Obviously, there is a personal toll for being blamed for something so horrific. But what is the societal toll of our reflex, and Trump's, to assign blame, to scapegoat, in response to crisis?

First, Mr. Trump, it's just not that simple.

We live in a scary, complicated world. Watch the evening news. Read the headlines. ISIS. A nuclear Iran. Syria. Ferguson. Baltimore. Illegal immigration.

Not one has a simple solution. Not one a single cause. Firing me certainly didn't improve airport security. Blaming lets us, leaders and voters alike, avoid wrestling with and truly addressing the deeply complicated issues we face.

It's them, not us.

Before he raised 9/11, Mr. Trump was criticized for asserting Mexicans crossing the U.S. border were drug dealers and rapists. Some call that racist. Others call it smart politics. I call it "othering." In the dictionary, othering is defined as to "view or treat a person or group of people as intrinsically different from and alien to oneself." What does that have to do with scapegoating?

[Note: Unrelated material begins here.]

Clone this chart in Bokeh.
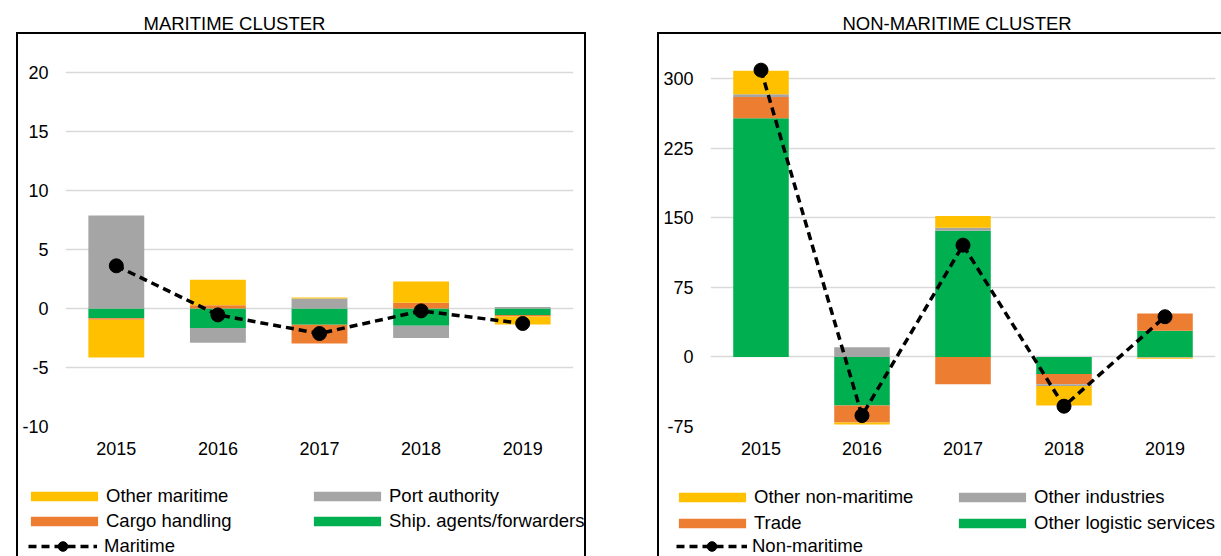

Everything. It is the heart of it. It is the reason horrors like the Holocaust or the Armenian Genocide happened. Blame can be placed on one person as was the case with me, but it also can be placed on an entire people with horrifying results.

Life is fragile.

We are the one species that is mortal and conscious of it. And most of us do everything in our power to deny that reality, including assigning blame even when bad things happen beyond our worst imagining.

What if, instead of blaming, we came together to address what we could, and also asked ourselves, "How would we live our lives, what would our world be like, if we acknowledged our fragility?" I don't have the answers to these questions, but I think they're worth asking.

I recently completed a first-of-its-kind program, Presidential Leadership Scholars, convened by the presidential libraries of President Clinton and President George W. Bush to apply the leadership lessons of their presidencies (and those of President George H.W. Bush and Lyndon Johnson) to today's challenges. The 60 participants studied the core characteristics of leadership including deliberation, intentionality, self-awareness, decisiveness and resilience. Assigning blame was not in the curriculum.

Perhaps, Mr. Trump should check it out.